— begin DATASET EXCERPT —

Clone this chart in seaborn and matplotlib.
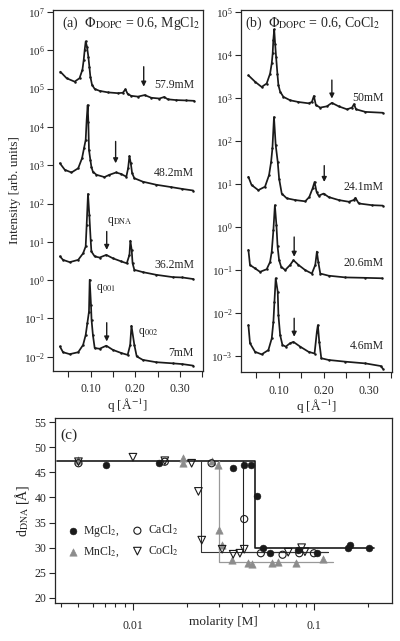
import matplotlib
matplotlib.use('Agg')
import matplotlib.pyplot as plt
from matplotlib.ticker import NullLocator, FixedLocator
import numpy as np
import seaborn as sns

# ---- panel (a): MgCl2 scattering curves (q in 1/A, log10 intensity) ----
a1_q = [0.032, 0.046, 0.064, 0.075, 0.0815, 0.0844, 0.0866, 0.0888, 0.0918, 0.0948, 0.0971, 0.0993, 0.103, 0.109,
        0.120, 0.139, 0.161, 0.172, 0.178, 0.183, 0.191, 0.206, 0.221, 0.236, 0.254, 0.265, 0.273, 0.291, 0.314, 0.332]
a1_log = [5.44, 5.27, 5.18, 5.27, 5.49, 5.75, 6.01, 6.23, 6.09, 5.83, 5.57, 5.31, 5.10, 4.99,
          4.94, 4.90, 4.88, 4.89, 4.98, 4.86, 4.81, 4.79, 4.83, 4.76, 4.74, 4.78, 4.72, 4.70, 4.69, 4.68]
a2_q = [0.031, 0.042, 0.057, 0.072, 0.0806, 0.085, 0.0888, 0.091, 0.0933, 0.0948, 0.0962, 0.0993, 0.1016, 0.105,
        0.113, 0.131, 0.142, 0.157, 0.1685, 0.180, 0.184, 0.187, 0.190, 0.193, 0.198, 0.217, 0.247, 0.280, 0.306, 0.330]
a2_log = [3.05, 2.88, 2.81, 2.92, 3.18, 3.44, 3.66, 4.18, 4.57, 4.13, 3.40, 3.14, 2.96, 2.83,
          2.75, 2.69, 2.75, 2.81, 2.77, 2.70, 2.92, 3.24, 3.05, 2.79, 2.66, 2.57, 2.49, 2.43, 2.38, 2.34]
a3_q = [0.031, 0.038, 0.053, 0.072, 0.083, 0.0888, 0.091, 0.094, 0.097, 0.100, 0.1016, 0.109, 0.120, 0.135,
        0.150, 0.1685, 0.181, 0.187, 0.189, 0.192, 0.194, 0.198, 0.217, 0.247, 0.284, 0.306, 0.330]
a3_log = [0.62, 0.53, 0.47, 0.53, 0.70, 0.88, 1.44, 2.25, 1.70, 1.05, 0.75, 0.62, 0.59, 0.66,
          0.57, 0.49, 0.44, 0.66, 1.03, 0.79, 0.44, 0.27, 0.21, 0.14, 0.08, 0.07, 0.03]
a4_q = [0.031, 0.038, 0.053, 0.072, 0.083, 0.0888, 0.0926, 0.0962, 0.0978, 0.1007, 0.102, 0.105, 0.109, 0.120,
        0.135, 0.150, 0.1685, 0.183, 0.1886, 0.1915, 0.198, 0.2033, 0.217, 0.247, 0.284, 0.306, 0.330]
a4_log = [-1.73, -1.88, -1.93, -1.88, -1.69, -1.43, -1.12, -0.82, 0.01, -0.64, -1.04, -1.43, -1.77, -1.79,
          -1.71, -1.82, -1.90, -1.95, -1.69, -1.19, -1.69, -1.99, -2.08, -2.14, -2.17, -2.19, -2.23]
a_labels = ['57.9mM', '48.2mM', '36.2mM', '7mM']
a_label_log = [5.10, 2.80, 0.40, -1.90]
a_arrow_q = [0.219, 0.156, 0.136, 0.136]
a_arrow_top = [5.57, 3.62, 1.27, -1.11]
a_arrow_bot = [5.05, 3.05, 0.79, -1.60]

# ---- panel (b): CoCl2 scattering curves ----
b1_q = [0.032, 0.047, 0.0615, 0.0727, 0.0803, 0.084, 0.0861, 0.0875, 0.0895, 0.0915, 0.0937, 0.0966, 0.0989, 0.1027,
        0.110, 0.125, 0.1436, 0.166, 0.1734, 0.1779, 0.1823, 0.192, 0.207, 0.218, 0.233, 0.2517, 0.2629, 0.2673,
        0.2718, 0.2928, 0.3315]
b1_log = [3.53, 3.38, 3.26, 3.34, 3.57, 3.81, 4.04, 4.35, 4.60, 4.27, 3.96, 3.57, 3.30, 3.15,
          3.03, 2.95, 2.91, 2.88, 2.91, 3.05, 2.84, 2.78, 2.81, 2.89, 2.81, 2.74, 2.78, 2.86,
          2.74, 2.68, 2.66]
b2_q = [0.032, 0.039, 0.054, 0.069, 0.078, 0.0826, 0.0855, 0.089, 0.0928, 0.0973, 0.1004, 0.1063, 0.1174, 0.1362,
        0.1586, 0.1676, 0.175, 0.1794, 0.1839, 0.1884, 0.1996, 0.2107, 0.2331, 0.2555, 0.2667, 0.2705, 0.2779,
        0.3076, 0.3315]
b2_log = [1.17, 0.98, 0.86, 0.94, 1.21, 1.52, 1.83, 2.56, 1.91, 1.52, 1.13, 0.78, 0.67, 0.63,
          0.60, 0.70, 0.90, 1.05, 0.82, 0.73, 0.78, 0.70, 0.63, 0.59, 0.63, 0.68, 0.55,
          0.51, 0.50]
b3_q = [0.032, 0.0355, 0.0468, 0.0579, 0.0727, 0.0803, 0.084, 0.0877, 0.091, 0.0944, 0.097, 0.1004, 0.1049, 0.1139,
        0.125, 0.1324, 0.1436, 0.1586, 0.1734, 0.181, 0.1846, 0.1877, 0.1922, 0.2107, 0.2481, 0.2928, 0.330]
b3_log = [-0.53, -0.88, -0.96, -1.04, -0.98, -0.81, -0.57, -0.07, 0.51, 0.05, -0.45, -0.77, -0.92, -1.00,
          -0.88, -0.77, -0.88, -1.00, -1.08, -0.88, -0.57, -0.81, -1.08, -1.13, -1.17, -1.18, -1.19]
b4_q = [0.032, 0.0355, 0.0468, 0.0615, 0.0765, 0.084, 0.0877, 0.090, 0.0928, 0.0973, 0.0989, 0.1027, 0.1078, 0.1152,
        0.125, 0.1324, 0.1474, 0.166, 0.1794, 0.1846, 0.1868, 0.1899, 0.1944, 0.2107, 0.2481, 0.2928, 0.3264, 0.3315]
b4_log = [-2.28, -2.70, -2.90, -2.96, -2.86, -2.59, -2.20, -1.74, -1.19, -1.50, -2.05, -2.51, -2.74, -2.78,
          -2.70, -2.67, -2.78, -2.90, -2.94, -2.43, -2.28, -2.67, -3.05, -3.09, -3.13, -3.17, -3.23, -3.29]
b_labels = ['50mM', '24.1mM', '20.6mM', '4.6mM']
b_label_log = [3.0, 0.93, -0.84, -2.77]
b_arrow_q = [0.218, 0.201, 0.134, 0.134]
b_arrow_top = [3.42, 1.43, -0.23, -2.12]
b_arrow_bot = [2.99, 1.05, -0.69, -2.55]

# ---- panel (c): d_DNA vs molarity ----
mg_x = [0.0071, 0.0140, 0.0358, 0.0412, 0.0449, 0.0482, 0.0521, 0.0572, 0.0819, 0.1035, 0.1536, 0.159, 0.201]
mg_y = [46.5, 46.8, 45.8, 46.5, 46.5, 40.2, 29.9, 28.9, 29.6, 28.9, 29.9, 30.6, 29.9]
ca_x = [0.0050, 0.0150, 0.0272, 0.0412, 0.0509, 0.0671, 0.083, 0.100]
ca_y = [46.8, 47.1, 46.8, 35.7, 28.9, 28.6, 28.9, 28.9]
mn_x = [0.0050, 0.0190, 0.0190, 0.0272, 0.0296, 0.0300, 0.0311, 0.0351, 0.0433, 0.0452, 0.0584, 0.0635, 0.0796, 0.1127]
mn_y = [47.5, 47.8, 46.8, 47.3, 46.5, 33.5, 30.6, 27.6, 27.0, 26.8, 27.0, 27.2, 27.0, 27.7]
co_x = [0.0050, 0.0100, 0.0150, 0.0211, 0.0230, 0.0240, 0.0311, 0.0358, 0.0390, 0.0412, 0.0721, 0.0855, 0.0892]
co_y = [47.1, 48.0, 47.3, 46.8, 41.2, 31.5, 29.7, 28.7, 28.9, 29.7, 29.1, 30.0, 29.2]
# step guide lines
mg_step_x = [0.0038, 0.0472, 0.0472, 0.215]
mg_step_y = [47.3, 47.3, 29.9, 29.9]
ca_step_x = [0.0404, 0.0404, 0.12]
ca_step_y = [47.3, 29.2, 29.2]
co_step_x = [0.0238, 0.0238, 0.12]
co_step_y = [47.3, 29.1, 29.1]
mn_step_x = [0.030, 0.030, 0.127]
mn_step_y = [47.3, 27.2, 27.2]

sns.set_theme(style='ticks')
plt.rcParams['font.family'] = ['Liberation Serif', 'DejaVu Serif']
plt.rcParams['mathtext.fontset'] = 'stix'
plt.rcParams['axes.linewidth'] = 0.9

fig = plt.figure(figsize=(4.0, 6.41), dpi=100)
axA = fig.add_axes([53/400, 1-371/641, 150/400, 361/641])
axB = fig.add_axes([241/400, 1-372/641, 151/400, 362/641])
axC = fig.add_axes([55/400, 1-603/641, 337/400, 185/641])


def spectra(ax, curves, labels, label_log, label_q, arrow_q, arrow_top, arrow_bot, ylim, title, title_x):
    for q, lg in curves:
        sns.lineplot(x=q, y=np.power(10.0, lg), ax=ax, color='k', lw=1.25, marker='o', markersize=1.8,
                     markeredgewidth=0, sort=False, estimator=None)
    ax.set_yscale('log')
    ax.set_xlim(0.0155, 0.352)
    ax.set_ylim(10**ylim[0], 10**ylim[1])
    ax.yaxis.set_major_locator(FixedLocator([10.0**k for k in range(int(np.ceil(ylim[0])), int(ylim[1]) + 1)]))
    ax.yaxis.set_minor_locator(NullLocator())
    ax.set_xticks([0.05, 0.10, 0.15, 0.20, 0.25, 0.30, 0.35])
    ax.set_xticklabels(['', '0.10', '', '0.20', '', '0.30', ''])
    ax.tick_params(direction='out', length=4, width=0.8, labelsize=8.5, pad=2)
    ax.tick_params(axis='x', pad=5)
    ax.tick_params(axis='y', labelsize=8)
    for lab, lg in zip(labels, label_log):
        ax.text(label_q, 10**lg, lab, ha='right', va='center', fontsize=8.5)
    for q, t, b in zip(arrow_q, arrow_top, arrow_bot):
        ax.annotate('', xy=(q, 10**b), xytext=(q, 10**t),
                    arrowprops=dict(arrowstyle='-|>', color='k', lw=1.0, mutation_scale=7, shrinkA=0, shrinkB=0))
    ax.text(title_x, 0.964, title, transform=ax.transAxes, ha='left', va='center', fontsize=10)
    ax.set_xlabel(r'q [Å$^{-1}$]', fontsize=9.5, labelpad=1)


spectra(axA, [(a1_q, a1_log), (a2_q, a2_log), (a3_q, a3_log), (a4_q, a4_log)], a_labels, a_label_log, 0.332,
        a_arrow_q, a_arrow_top, a_arrow_bot, (-2.37, 7.05), r'(a)  $\Phi_{\rm DOPC}$ = 0.6, MgCl$_2$', 0.06)
spectra(axB, [(b1_q, b1_log), (b2_q, b2_log), (b3_q, b3_log), (b4_q, b4_log)], b_labels, b_label_log, 0.334,
        b_arrow_q, b_arrow_top, b_arrow_bot, (-3.37, 5.05), r'(b)  $\Phi_{\rm DOPC}$ = 0.6, CoCl$_2$', 0.026)
axA.set_ylabel('Intensity [arb. units]', fontsize=9.5, labelpad=2)
axA.text(0.1647, 10**1.52, r'q$_{\rm DNA}$', ha='center', va='center', fontsize=8.5)
axA.text(0.111, 10**-0.23, r'q$_{001}$', ha='left', va='center', fontsize=8.5)
axA.text(0.207, 10**-1.375, r'q$_{002}$', ha='left', va='center', fontsize=8.5)

# ---- panel (c) ----
axC.plot(mg_step_x, mg_step_y, color='k', lw=1.2)
axC.plot(ca_step_x, ca_step_y, color='#222222', lw=0.8)
axC.plot(co_step_x, co_step_y, color='#333333', lw=0.8)
axC.plot(mn_step_x, mn_step_y, color='#999999', lw=0.9)
sns.scatterplot(x=mg_x, y=mg_y, ax=axC, marker='o', color='k', edgecolor='k', s=24, label=r'MgCl$_2$,', zorder=3)
sns.scatterplot(x=mn_x, y=mn_y, ax=axC, marker='^', color='#8c8c8c', edgecolor='#8c8c8c', s=28,
                label=r'MnCl$_2$,', zorder=3)
sns.scatterplot(x=ca_x, y=ca_y, ax=axC, marker='o', facecolor='none', edgecolor='k', linewidth=0.8, s=26,
                label=r'CaCl$_2$', zorder=3)
sns.scatterplot(x=co_x, y=co_y, ax=axC, marker='v', facecolor='none', edgecolor='k', linewidth=0.8, s=30,
                label=r'CoCl$_2$', zorder=3)
axC.set_xscale('log')
axC.set_xlim(0.00371, 0.27)
axC.set_ylim(19.0, 55.8)
axC.set_yticks([20, 25, 30, 35, 40, 45, 50, 55])
axC.set_xticks([0.01, 0.1])
axC.set_xticklabels(['0.01', '0.1'])
axC.tick_params(direction='out', length=4, width=0.8, labelsize=8.5, pad=2)
axC.tick_params(axis='x', which='major', length=5, pad=7)
axC.tick_params(axis='x', which='minor', direction='out', length=3, width=0.8)
axC.set_ylabel(r'd$_{\rm DNA}$ [Å]', fontsize=10, labelpad=3)
axC.set_xlabel('molarity [M]', fontsize=9.5)
axC.xaxis.set_label_coords(0.5, -0.10)
axC.xaxis.label.set_va('center')
axC.text(0.015, 0.908, '(c)', transform=axC.transAxes, ha='left', va='center', fontsize=11)
axC.legend(ncol=2, loc='center left', bbox_to_anchor=(0.0, 0.335), frameon=False, fontsize=8.5,
           handletextpad=0.3, columnspacing=0.9, handlelength=1.2, labelspacing=0.5)

fig.savefig('out.png', dpi=100)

— end DATASET EXCERPT —

PROBLEM REQUIREMENTS: Write out the lines from the start of the material to the line with "import seaborn as sns", inclusive and exactly. Skip the pictures.

RESPONSE:
Clone this chart in seaborn and matplotlib.
import matplotlib
matplotlib.use('Agg')
import matplotlib.pyplot as plt
from matplotlib.ticker import NullLocator, FixedLocator
import numpy as np
import seaborn as sns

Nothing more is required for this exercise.